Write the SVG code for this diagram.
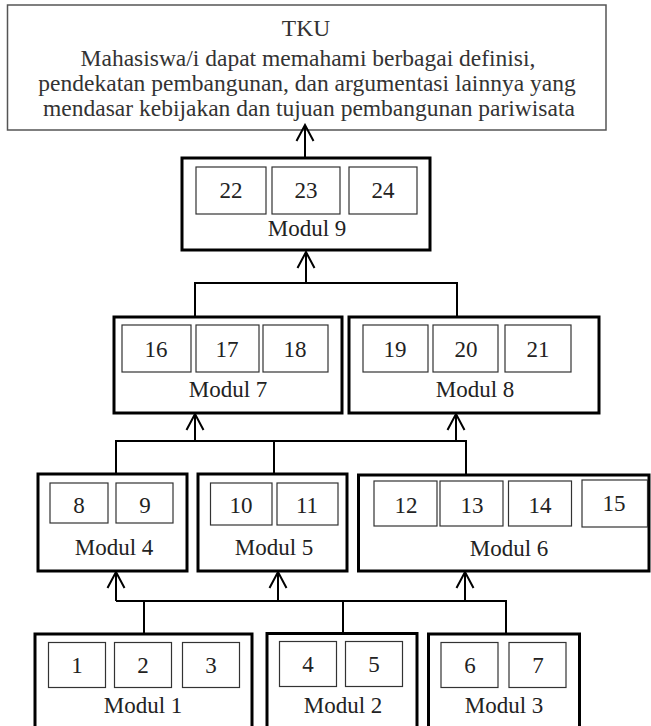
<svg xmlns="http://www.w3.org/2000/svg" width="651" height="726" viewBox="0 0 651 726">
<defs>
<style>
.outer{fill:#fff;stroke:#000;stroke-width:3}
.inner{fill:#fff;stroke:#333;stroke-width:1.2}
.tku{fill:#fff;stroke:#555;stroke-width:1.5}
.t{font-family:"Liberation Serif","Times New Roman",serif;font-size:23px;fill:#222;text-anchor:middle}
.tk{font-family:"Liberation Serif","Times New Roman",serif;font-size:23.5px;fill:#333;text-anchor:middle}
.conn{fill:none;stroke:#000;stroke-width:2}
</style>
<marker id="arr" markerUnits="userSpaceOnUse" viewBox="-18 -10 20 20" refX="0" refY="0" markerWidth="20" markerHeight="20" orient="auto">
<path d="M-16,-8.5 L0,0 L-16,8.5" fill="none" stroke="#000" stroke-width="2"/>
</marker>
</defs>
<rect width="651" height="726" fill="#fff"/>

<g id="tku">
<rect class="tku" x="7.5" y="5" width="598.5" height="125"/>
<text class="tk" x="306" y="36">TKU</text>
<text class="tk" x="308" y="66">Mahasiswa/i dapat memahami berbagai definisi,</text>
<text class="tk" x="307" y="91">pendekatan pembangunan, dan argumentasi lainnya yang</text>
<text class="tk" x="309" y="116">mendasar kebijakan dan tujuan pembangunan pariwisata</text>
</g>

<g id="connectors">
<path class="conn" d="M305,157 V125" marker-end="url(#arr)"/>
<path class="conn" d="M306,283 V252" marker-end="url(#arr)"/>
<path class="conn" d="M195,283 H457 M195,282 V316 M457,282 V316"/>
<path class="conn" d="M195,441 V414" marker-end="url(#arr)"/>
<path class="conn" d="M456,441 V414" marker-end="url(#arr)"/>
<path class="conn" d="M116,441 H466 M116,440 V474 M274,441 V474 M466,440 V474"/>
<path class="conn" d="M116,601 V572" marker-end="url(#arr)"/>
<path class="conn" d="M278,601 V572" marker-end="url(#arr)"/>
<path class="conn" d="M465,601 V572" marker-end="url(#arr)"/>
<path class="conn" d="M116,601 H506 M144,601 V634 M343,601 V634 M506,600 V634"/>
</g>

<g id="modul9">
<rect class="outer" x="182" y="158" width="248" height="92"/>
<rect class="inner" x="196" y="167" width="70" height="47"/><text class="t" x="231" y="198">22</text>
<rect class="inner" x="272" y="167" width="68" height="47"/><text class="t" x="306" y="198">23</text>
<rect class="inner" x="349" y="167" width="68" height="47"/><text class="t" x="383" y="198">24</text>
<text class="t" x="307" y="236">Modul 9</text>
</g>

<g id="modul7">
<rect class="outer" x="114" y="317" width="228" height="96"/>
<rect class="inner" x="122" y="325" width="69" height="47"/><text class="t" x="156" y="357">16</text>
<rect class="inner" x="196" y="325" width="63" height="47"/><text class="t" x="227" y="357">17</text>
<rect class="inner" x="263" y="325" width="65" height="47"/><text class="t" x="295" y="357">18</text>
<text class="t" x="228" y="397">Modul 7</text>
</g>

<g id="modul8">
<rect class="outer" x="349" y="317" width="250" height="96"/>
<rect class="inner" x="363" y="325" width="65" height="47"/><text class="t" x="395" y="357">19</text>
<rect class="inner" x="433" y="325" width="65" height="47"/><text class="t" x="466" y="357">20</text>
<rect class="inner" x="505" y="325" width="66" height="47"/><text class="t" x="538" y="357">21</text>
<text class="t" x="475" y="397">Modul 8</text>
</g>

<g id="modul4">
<rect class="outer" x="38" y="474" width="149" height="97"/>
<rect class="inner" x="50" y="483" width="58" height="40"/><text class="t" x="79" y="513">8</text>
<rect class="inner" x="116" y="483" width="57" height="40"/><text class="t" x="145" y="513">9</text>
<text class="t" x="114" y="555">Modul 4</text>
</g>

<g id="modul5">
<rect class="outer" x="198" y="474" width="149" height="97"/>
<rect class="inner" x="210.5" y="483" width="61.5" height="42"/><text class="t" x="241" y="513">10</text>
<rect class="inner" x="277" y="483" width="61" height="42"/><text class="t" x="307" y="513">11</text>
<text class="t" x="274" y="555">Modul 5</text>
</g>

<g id="modul6">
<rect class="outer" x="358.5" y="475" width="290.5" height="96"/>
<rect class="inner" x="374" y="481" width="63" height="45"/><text class="t" x="406" y="513">12</text>
<rect class="inner" x="440" y="481" width="63" height="45"/><text class="t" x="472" y="513">13</text>
<rect class="inner" x="508.5" y="481" width="63" height="45"/><text class="t" x="540" y="513">14</text>
<rect class="inner" x="582" y="480" width="65.5" height="47"/><text class="t" x="614" y="511">15</text>
<text class="t" x="509" y="556">Modul 6</text>
</g>

<g id="modul1">
<rect class="outer" x="35" y="634" width="217" height="100"/>
<rect class="inner" x="48.5" y="642.5" width="57" height="45"/><text class="t" x="77" y="673">1</text>
<rect class="inner" x="114.5" y="642.5" width="57" height="45"/><text class="t" x="143" y="673">2</text>
<rect class="inner" x="182.5" y="642.5" width="57" height="45"/><text class="t" x="211" y="673">3</text>
<text class="t" x="143" y="713">Modul 1</text>
</g>

<g id="modul2">
<rect class="outer" x="267" y="633.5" width="150" height="100"/>
<rect class="inner" x="279.5" y="641.5" width="57" height="45"/><text class="t" x="308" y="672">4</text>
<rect class="inner" x="345.5" y="641.5" width="57" height="45"/><text class="t" x="374" y="672">5</text>
<text class="t" x="343" y="713">Modul 2</text>
</g>

<g id="modul3">
<rect class="outer" x="428.5" y="634" width="151" height="100"/>
<rect class="inner" x="441" y="642.5" width="57" height="45"/><text class="t" x="470" y="673">6</text>
<rect class="inner" x="509" y="642.5" width="57" height="45"/><text class="t" x="538" y="673">7</text>
<text class="t" x="504" y="713">Modul 3</text>
</g>
</svg>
* * * * * * * * *
» Directions
Copy the data character for character, but drop all pictures from the copy.

» Output for this exercise
Write the SVG code for this diagram.
<svg xmlns="http://www.w3.org/2000/svg" width="651" height="726" viewBox="0 0 651 726">
<defs>
<style>
.outer{fill:#fff;stroke:#000;stroke-width:3}
.inner{fill:#fff;stroke:#333;stroke-width:1.2}
.tku{fill:#fff;stroke:#555;stroke-width:1.5}
.t{font-family:"Liberation Serif","Times New Roman",serif;font-size:23px;fill:#222;text-anchor:middle}
.tk{font-family:"Liberation Serif","Times New Roman",serif;font-size:23.5px;fill:#333;text-anchor:middle}
.conn{fill:none;stroke:#000;stroke-width:2}
</style>
<marker id="arr" markerUnits="userSpaceOnUse" viewBox="-18 -10 20 20" refX="0" refY="0" markerWidth="20" markerHeight="20" orient="auto">
<path d="M-16,-8.5 L0,0 L-16,8.5" fill="none" stroke="#000" stroke-width="2"/>
</marker>
</defs>
<rect width="651" height="726" fill="#fff"/>

<g id="tku">
<rect class="tku" x="7.5" y="5" width="598.5" height="125"/>
<text class="tk" x="306" y="36">TKU</text>
<text class="tk" x="308" y="66">Mahasiswa/i dapat memahami berbagai definisi,</text>
<text class="tk" x="307" y="91">pendekatan pembangunan, dan argumentasi lainnya yang</text>
<text class="tk" x="309" y="116">mendasar kebijakan dan tujuan pembangunan pariwisata</text>
</g>

<g id="connectors">
<path class="conn" d="M305,157 V125" marker-end="url(#arr)"/>
<path class="conn" d="M306,283 V252" marker-end="url(#arr)"/>
<path class="conn" d="M195,283 H457 M195,282 V316 M457,282 V316"/>
<path class="conn" d="M195,441 V414" marker-end="url(#arr)"/>
<path class="conn" d="M456,441 V414" marker-end="url(#arr)"/>
<path class="conn" d="M116,441 H466 M116,440 V474 M274,441 V474 M466,440 V474"/>
<path class="conn" d="M116,601 V572" marker-end="url(#arr)"/>
<path class="conn" d="M278,601 V572" marker-end="url(#arr)"/>
<path class="conn" d="M465,601 V572" marker-end="url(#arr)"/>
<path class="conn" d="M116,601 H506 M144,601 V634 M343,601 V634 M506,600 V634"/>
</g>

<g id="modul9">
<rect class="outer" x="182" y="158" width="248" height="92"/>
<rect class="inner" x="196" y="167" width="70" height="47"/><text class="t" x="231" y="198">22</text>
<rect class="inner" x="272" y="167" width="68" height="47"/><text class="t" x="306" y="198">23</text>
<rect class="inner" x="349" y="167" width="68" height="47"/><text class="t" x="383" y="198">24</text>
<text class="t" x="307" y="236">Modul 9</text>
</g>

<g id="modul7">
<rect class="outer" x="114" y="317" width="228" height="96"/>
<rect class="inner" x="122" y="325" width="69" height="47"/><text class="t" x="156" y="357">16</text>
<rect class="inner" x="196" y="325" width="63" height="47"/><text class="t" x="227" y="357">17</text>
<rect class="inner" x="263" y="325" width="65" height="47"/><text class="t" x="295" y="357">18</text>
<text class="t" x="228" y="397">Modul 7</text>
</g>

<g id="modul8">
<rect class="outer" x="349" y="317" width="250" height="96"/>
<rect class="inner" x="363" y="325" width="65" height="47"/><text class="t" x="395" y="357">19</text>
<rect class="inner" x="433" y="325" width="65" height="47"/><text class="t" x="466" y="357">20</text>
<rect class="inner" x="505" y="325" width="66" height="47"/><text class="t" x="538" y="357">21</text>
<text class="t" x="475" y="397">Modul 8</text>
</g>

<g id="modul4">
<rect class="outer" x="38" y="474" width="149" height="97"/>
<rect class="inner" x="50" y="483" width="58" height="40"/><text class="t" x="79" y="513">8</text>
<rect class="inner" x="116" y="483" width="57" height="40"/><text class="t" x="145" y="513">9</text>
<text class="t" x="114" y="555">Modul 4</text>
</g>

<g id="modul5">
<rect class="outer" x="198" y="474" width="149" height="97"/>
<rect class="inner" x="210.5" y="483" width="61.5" height="42"/><text class="t" x="241" y="513">10</text>
<rect class="inner" x="277" y="483" width="61" height="42"/><text class="t" x="307" y="513">11</text>
<text class="t" x="274" y="555">Modul 5</text>
</g>

<g id="modul6">
<rect class="outer" x="358.5" y="475" width="290.5" height="96"/>
<rect class="inner" x="374" y="481" width="63" height="45"/><text class="t" x="406" y="513">12</text>
<rect class="inner" x="440" y="481" width="63" height="45"/><text class="t" x="472" y="513">13</text>
<rect class="inner" x="508.5" y="481" width="63" height="45"/><text class="t" x="540" y="513">14</text>
<rect class="inner" x="582" y="480" width="65.5" height="47"/><text class="t" x="614" y="511">15</text>
<text class="t" x="509" y="556">Modul 6</text>
</g>

<g id="modul1">
<rect class="outer" x="35" y="634" width="217" height="100"/>
<rect class="inner" x="48.5" y="642.5" width="57" height="45"/><text class="t" x="77" y="673">1</text>
<rect class="inner" x="114.5" y="642.5" width="57" height="45"/><text class="t" x="143" y="673">2</text>
<rect class="inner" x="182.5" y="642.5" width="57" height="45"/><text class="t" x="211" y="673">3</text>
<text class="t" x="143" y="713">Modul 1</text>
</g>

<g id="modul2">
<rect class="outer" x="267" y="633.5" width="150" height="100"/>
<rect class="inner" x="279.5" y="641.5" width="57" height="45"/><text class="t" x="308" y="672">4</text>
<rect class="inner" x="345.5" y="641.5" width="57" height="45"/><text class="t" x="374" y="672">5</text>
<text class="t" x="343" y="713">Modul 2</text>
</g>

<g id="modul3">
<rect class="outer" x="428.5" y="634" width="151" height="100"/>
<rect class="inner" x="441" y="642.5" width="57" height="45"/><text class="t" x="470" y="673">6</text>
<rect class="inner" x="509" y="642.5" width="57" height="45"/><text class="t" x="538" y="673">7</text>
<text class="t" x="504" y="713">Modul 3</text>
</g>
</svg>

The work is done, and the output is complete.